Nurgül Akdoğan, “Videolarınız çok izleniyor, bunun sürekliliğini sağlamak zor, içerik üretirken nelere dikkat ediyorsunuz?” şeklindeki soruyu ise, “İnsanlar köy hayatımı merak ediyorlar. Ben bunu fark ettim. Her zaman şuna dikkat ediyorum. Doğallığımı ve şivemi asla bozmamaya çalışıyorum. Burada böyle giyindiğime bakmayın, köyde çizmelerimi giyip çamur içinde çalışıyorum. İnsanlarda köy hayatına bir özlem var. Youtube’a ilk başladığımda insanlar, ‘Nurgül hayvancılık zor mu yoksa senin çektiğin gibi her şey toz pembe mi gidiyor? diye soruyorlardı. ‘Birkaç hayvan alıp gidin köyünüze bir bakın.’ diyordum. Orada biraz yaşayın, hayvanlara biraz bakın.
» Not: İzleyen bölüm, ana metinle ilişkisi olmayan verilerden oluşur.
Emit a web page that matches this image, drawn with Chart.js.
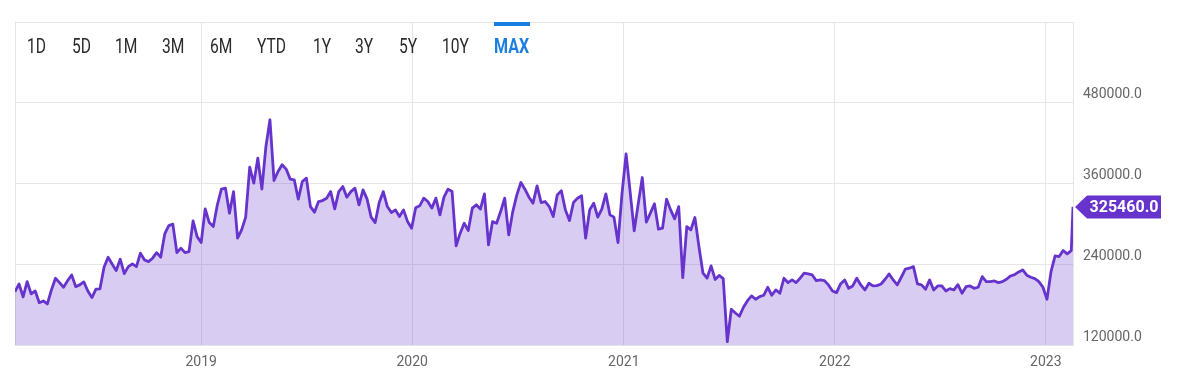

Bir çobanın hayatına şahit olun. Bir çobanla ekmeğinizi bölüşün. Köy işleri yapın. İnsanlar gerçekten bunu denediler. Çoğu insan şunu fark etti: Köydeki hayat, benim ekranlarda gösterdiğim hayat gibi değil. Ben her zaman güzellikleri paylaşıyorum. Olaylara olumlu bir şekilde baktığım için insanlar ‘Yaptığın iş kolay’ diyor. ‘Biz de yapabiliriz’ diyorlar. Biraz çobanlık yapıp ahır temizleyince, bağ bahçe işleri ile uğraşınca, bu işlerin zor olduğunu görüyorlar. ‘Bu bize göre değil’ diyorlar. Ama çok fazla insanı da köye yerleştirdim diyebilirim. Çoğu insan, hayvan alıp köylerine gidiyorlar ve bana videolarını atıyorlar. Birçok kadın çoban var aslında. Ben videolara başladıktan sonra bu işi yapan birçok kadın, birçok genç insan, eline kamera alıp sosyal medyadan yaptıkları işleri paylaşmaya başladılar. İnsanlara örnek olduğumu fark ettim, bu beni çok çok gururlandırdı.” şeklinde cevapladı.
Söyleşinin sonunda Nurgül Akdoğan’a Rektör Yardımcısı Prof. Dr. Samettin Gündüz tarafından teşekkür belgesi ve çiçek takdim edildi. Söyleşi, toplu fotoğraf çekiminin ardından sona erdi.